→ Problem statement:
Omit all pictures. Copy the rest of the material exactly.

→ Dataset extract:
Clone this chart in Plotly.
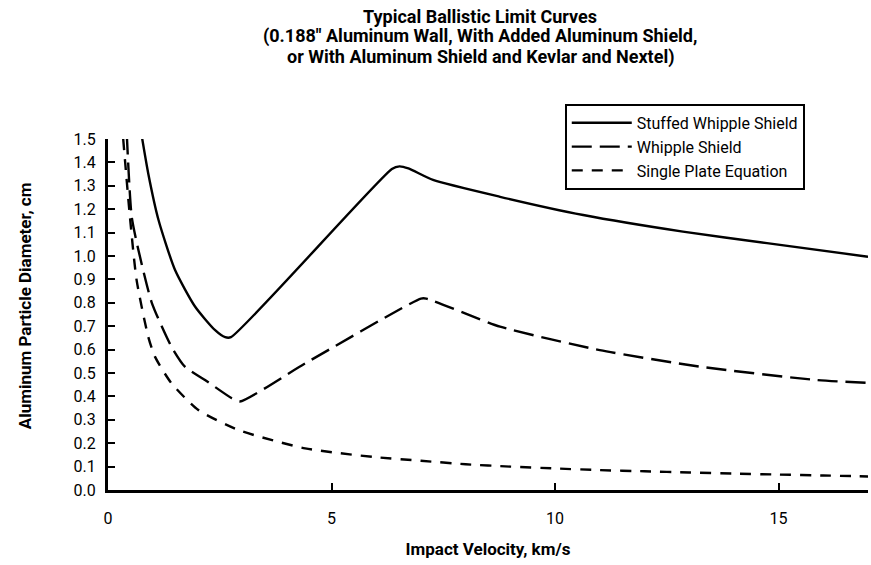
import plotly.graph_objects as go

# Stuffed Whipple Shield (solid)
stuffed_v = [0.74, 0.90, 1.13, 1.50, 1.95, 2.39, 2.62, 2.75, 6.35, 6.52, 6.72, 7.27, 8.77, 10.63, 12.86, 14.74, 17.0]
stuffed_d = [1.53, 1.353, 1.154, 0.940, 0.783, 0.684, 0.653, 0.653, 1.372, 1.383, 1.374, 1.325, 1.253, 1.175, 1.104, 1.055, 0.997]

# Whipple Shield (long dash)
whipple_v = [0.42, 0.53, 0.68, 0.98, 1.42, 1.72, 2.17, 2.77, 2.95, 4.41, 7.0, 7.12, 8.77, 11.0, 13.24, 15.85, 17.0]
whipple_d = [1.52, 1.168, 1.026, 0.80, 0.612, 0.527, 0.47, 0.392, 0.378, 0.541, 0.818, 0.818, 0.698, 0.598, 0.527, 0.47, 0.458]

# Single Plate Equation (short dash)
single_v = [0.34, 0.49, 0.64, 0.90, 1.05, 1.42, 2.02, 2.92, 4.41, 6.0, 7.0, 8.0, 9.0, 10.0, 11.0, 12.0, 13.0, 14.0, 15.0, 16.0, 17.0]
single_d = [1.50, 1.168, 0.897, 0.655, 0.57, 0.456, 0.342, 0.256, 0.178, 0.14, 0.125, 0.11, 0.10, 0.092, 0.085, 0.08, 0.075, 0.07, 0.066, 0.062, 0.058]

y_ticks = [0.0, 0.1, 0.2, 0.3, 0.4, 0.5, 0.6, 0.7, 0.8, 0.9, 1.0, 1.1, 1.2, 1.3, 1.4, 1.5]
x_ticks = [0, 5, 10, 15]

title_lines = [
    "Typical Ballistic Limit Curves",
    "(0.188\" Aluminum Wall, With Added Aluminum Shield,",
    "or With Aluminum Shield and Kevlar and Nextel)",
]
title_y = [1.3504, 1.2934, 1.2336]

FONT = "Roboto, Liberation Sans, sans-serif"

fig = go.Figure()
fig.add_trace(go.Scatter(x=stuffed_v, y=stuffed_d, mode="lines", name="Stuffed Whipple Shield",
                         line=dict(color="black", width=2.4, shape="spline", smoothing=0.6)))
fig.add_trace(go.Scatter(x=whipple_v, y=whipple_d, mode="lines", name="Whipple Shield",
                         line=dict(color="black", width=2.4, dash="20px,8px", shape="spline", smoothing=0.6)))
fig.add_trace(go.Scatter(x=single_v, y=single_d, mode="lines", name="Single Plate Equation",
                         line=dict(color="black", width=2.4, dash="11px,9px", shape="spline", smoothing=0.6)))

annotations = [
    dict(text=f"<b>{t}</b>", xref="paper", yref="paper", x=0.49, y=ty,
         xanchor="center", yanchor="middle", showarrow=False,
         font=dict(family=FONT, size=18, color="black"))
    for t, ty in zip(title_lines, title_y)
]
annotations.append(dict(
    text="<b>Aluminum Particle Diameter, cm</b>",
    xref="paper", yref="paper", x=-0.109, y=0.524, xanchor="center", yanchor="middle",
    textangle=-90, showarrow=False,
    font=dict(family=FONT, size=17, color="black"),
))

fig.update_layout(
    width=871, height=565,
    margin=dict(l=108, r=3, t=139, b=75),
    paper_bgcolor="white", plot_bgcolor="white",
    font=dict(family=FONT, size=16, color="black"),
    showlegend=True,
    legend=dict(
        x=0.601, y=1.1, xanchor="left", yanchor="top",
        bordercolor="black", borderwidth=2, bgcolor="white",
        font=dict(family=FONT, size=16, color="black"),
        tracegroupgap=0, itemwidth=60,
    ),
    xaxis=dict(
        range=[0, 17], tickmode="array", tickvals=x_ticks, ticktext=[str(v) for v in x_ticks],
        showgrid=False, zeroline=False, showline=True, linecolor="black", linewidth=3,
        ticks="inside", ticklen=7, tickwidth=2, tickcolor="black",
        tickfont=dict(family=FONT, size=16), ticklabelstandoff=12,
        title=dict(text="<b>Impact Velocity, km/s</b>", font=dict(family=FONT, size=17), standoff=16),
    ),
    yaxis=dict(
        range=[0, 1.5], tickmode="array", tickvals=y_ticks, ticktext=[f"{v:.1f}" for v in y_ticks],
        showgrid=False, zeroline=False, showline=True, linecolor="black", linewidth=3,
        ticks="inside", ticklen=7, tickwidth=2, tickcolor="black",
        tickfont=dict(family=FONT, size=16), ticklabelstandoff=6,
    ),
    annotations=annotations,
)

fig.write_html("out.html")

→ Written response:
Clone this chart in Plotly.
import plotly.graph_objects as go

# Stuffed Whipple Shield (solid)
stuffed_v = [0.74, 0.90, 1.13, 1.50, 1.95, 2.39, 2.62, 2.75, 6.35, 6.52, 6.72, 7.27, 8.77, 10.63, 12.86, 14.74, 17.0]
stuffed_d = [1.53, 1.353, 1.154, 0.940, 0.783, 0.684, 0.653, 0.653, 1.372, 1.383, 1.374, 1.325, 1.253, 1.175, 1.104, 1.055, 0.997]

# Whipple Shield (long dash)
whipple_v = [0.42, 0.53, 0.68, 0.98, 1.42, 1.72, 2.17, 2.77, 2.95, 4.41, 7.0, 7.12, 8.77, 11.0, 13.24, 15.85, 17.0]
whipple_d = [1.52, 1.168, 1.026, 0.80, 0.612, 0.527, 0.47, 0.392, 0.378, 0.541, 0.818, 0.818, 0.698, 0.598, 0.527, 0.47, 0.458]

# Single Plate Equation (short dash)
single_v = [0.34, 0.49, 0.64, 0.90, 1.05, 1.42, 2.02, 2.92, 4.41, 6.0, 7.0, 8.0, 9.0, 10.0, 11.0, 12.0, 13.0, 14.0, 15.0, 16.0, 17.0]
single_d = [1.50, 1.168, 0.897, 0.655, 0.57, 0.456, 0.342, 0.256, 0.178, 0.14, 0.125, 0.11, 0.10, 0.092, 0.085, 0.08, 0.075, 0.07, 0.066, 0.062, 0.058]

y_ticks = [0.0, 0.1, 0.2, 0.3, 0.4, 0.5, 0.6, 0.7, 0.8, 0.9, 1.0, 1.1, 1.2, 1.3, 1.4, 1.5]
x_ticks = [0, 5, 10, 15]

title_lines = [
    "Typical Ballistic Limit Curves",
    "(0.188\" Aluminum Wall, With Added Aluminum Shield,",
    "or With Aluminum Shield and Kevlar and Nextel)",
]
title_y = [1.3504, 1.2934, 1.2336]

FONT = "Roboto, Liberation Sans, sans-serif"

fig = go.Figure()
fig.add_trace(go.Scatter(x=stuffed_v, y=stuffed_d, mode="lines", name="Stuffed Whipple Shield",
                         line=dict(color="black", width=2.4, shape="spline", smoothing=0.6)))
fig.add_trace(go.Scatter(x=whipple_v, y=whipple_d, mode="lines", name="Whipple Shield",
                         line=dict(color="black", width=2.4, dash="20px,8px", shape="spline", smoothing=0.6)))
fig.add_trace(go.Scatter(x=single_v, y=single_d, mode="lines", name="Single Plate Equation",
                         line=dict(color="black", width=2.4, dash="11px,9px", shape="spline", smoothing=0.6)))

annotations = [
    dict(text=f"<b>{t}</b>", xref="paper", yref="paper", x=0.49, y=ty,
         xanchor="center", yanchor="middle", showarrow=False,
         font=dict(family=FONT, size=18, color="black"))
    for t, ty in zip(title_lines, title_y)
]
annotations.append(dict(
    text="<b>Aluminum Particle Diameter, cm</b>",
    xref="paper", yref="paper", x=-0.109, y=0.524, xanchor="center", yanchor="middle",
    textangle=-90, showarrow=False,
    font=dict(family=FONT, size=17, color="black"),
))

fig.update_layout(
    width=871, height=565,
    margin=dict(l=108, r=3, t=139, b=75),
    paper_bgcolor="white", plot_bgcolor="white",
    font=dict(family=FONT, size=16, color="black"),
    showlegend=True,
    legend=dict(
        x=0.601, y=1.1, xanchor="left", yanchor="top",
        bordercolor="black", borderwidth=2, bgcolor="white",
        font=dict(family=FONT, size=16, color="black"),
        tracegroupgap=0, itemwidth=60,
    ),
    xaxis=dict(
        range=[0, 17], tickmode="array", tickvals=x_ticks, ticktext=[str(v) for v in x_ticks],
        showgrid=False, zeroline=False, showline=True, linecolor="black", linewidth=3,
        ticks="inside", ticklen=7, tickwidth=2, tickcolor="black",
        tickfont=dict(family=FONT, size=16), ticklabelstandoff=12,
        title=dict(text="<b>Impact Velocity, km/s</b>", font=dict(family=FONT, size=17), standoff=16),
    ),
    yaxis=dict(
        range=[0, 1.5], tickmode="array", tickvals=y_ticks, ticktext=[f"{v:.1f}" for v in y_ticks],
        showgrid=False, zeroline=False, showline=True, linecolor="black", linewidth=3,
        ticks="inside", ticklen=7, tickwidth=2, tickcolor="black",
        tickfont=dict(family=FONT, size=16), ticklabelstandoff=6,
    ),
    annotations=annotations,
)

fig.write_html("out.html")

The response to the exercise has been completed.